4. Charter Schools Aren’t Perfect But Can Do Good

Charter schools have an uneven record of performance, so judgments about them should also be local. Nonetheless, my limited knowledge of them is quite positive. The Berry College grads who teach in a charter school in the Atlanta area are smart, capable, idealistic, and equipped with the content and academic skills that come through excelling in a liberal arts major.

There’s no way they would have been hired by a public school, given they haven’t taken any of the education courses required for certification. The complex, infantilizing paperwork and supervision that are the vehicle for micromanaging public school classrooms doesn’t touch them much. They are treated as grown-up experts in their fields and so are given considerable autonomy in determining the content of what they teach. They also convey to students enthusiasm for what they know and how they came to know it.

Now, for some, the main point might be they’re incentivized by having no job security—no tenure or union to coddle them. There’s doubtless some truth there, but tenure and such don’t seem so important when a school is genuinely well-run and incentivized by an admirable educational mission, such as a “classical academy.”

Not only that, charters remind me in some ways of the parochial schools of the past. Admission is by lottery, which produces a rare level of socioeconomic diversity. The rich parents trust the quality of the school, and the social capital both of the school and the families of fellow students elevates disadvantaged kids. Public schools, after all, used to be much more that way than they are now. All in all, many charters merit praise on both the solidarity (or civic unity) and subsidiarity (or relational) fronts. Still, there’s no denying that the charter lottery isn’t so for the disadvantaged kids that lose, and the presence of a charter can further diminish the quality of “regular” public schools.

5. Please End the Micromanagement

Having acknowledged that unions are a huge problem some places, reflecting on charter schools leads me to add that the deepest problem in American education at all levels is micromanagement by the interlocking class of administrators, experts, schools of education, and bureaucrats. All schools work best when teachers are educated well enough to be trusted to determine much of what they teach, and given as much space as possible as respected professionals. That means a genuinely disruptive reform would be a massive cutback in the burdensome and cumbersome requirements for certification, accreditation, compliance, and so forth. In one way I sympathize with teachers’ impulse to unionize: Their profession, after all, is being proletarianized.

The deepest problem in American education at all levels is micromanagement by the interlocking class of administrators, experts, schools of education, and bureaucrats.

The secretary of Education can’t and shouldn’t compel such reforms. But she can make it clear that her department will do nothing to facilitate the control of that softly despotic interlocking class. She shouldn’t be the tool of the unions, either, partly because unions so often help impose a monopolistic view of expertise on us all.

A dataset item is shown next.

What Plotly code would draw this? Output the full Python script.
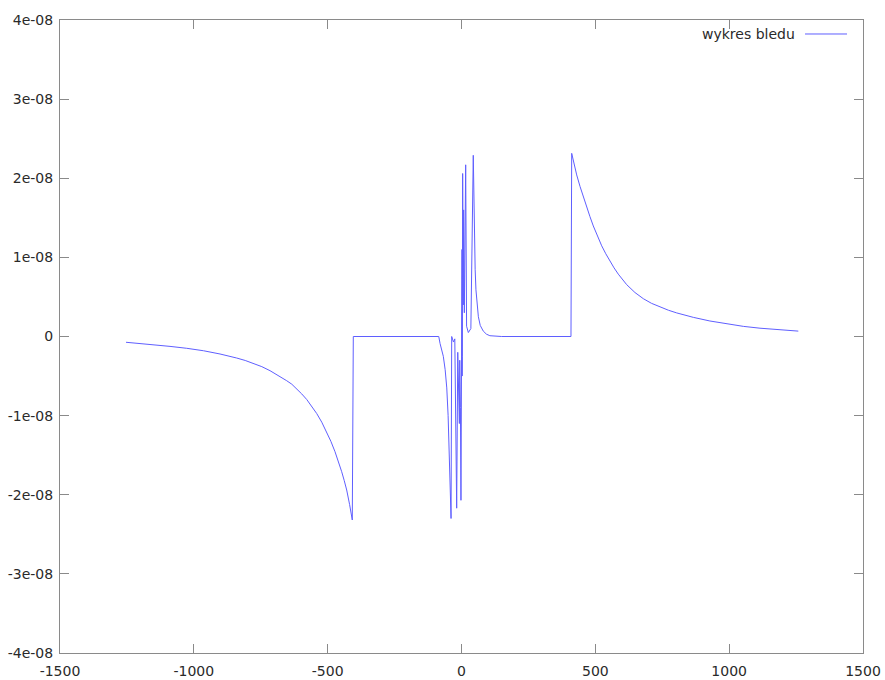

Democrats might excel at particularly “politically correct” impositions that undermine both local control and common sense. But Republicans—under, for example, former Secretary of Education Margaret Spellings—equally undercut subsidiarity with universal minimalist metrics of competency and efficiency in the mode of the science of economics. Then there’s the Common Core that united Democrats, Republicans, corporations, and Silicon Valley under Bill Gates’ proposition that education can be delivered as efficiently as electricity with the right mix of enlightened experts and their relentlessly mediocre best practices in charge.

Let’s hope DeVos—a genuinely devoted lover of what’s best for students as opposed to what’s best for monopolistic bureaucrats of all kinds—just tells her people to back off in a most nonpartisan way. She shouldn’t be picking winners and losers in the political struggles and sometimes the genuine deliberation and compromise that determine education policy at the state and local level.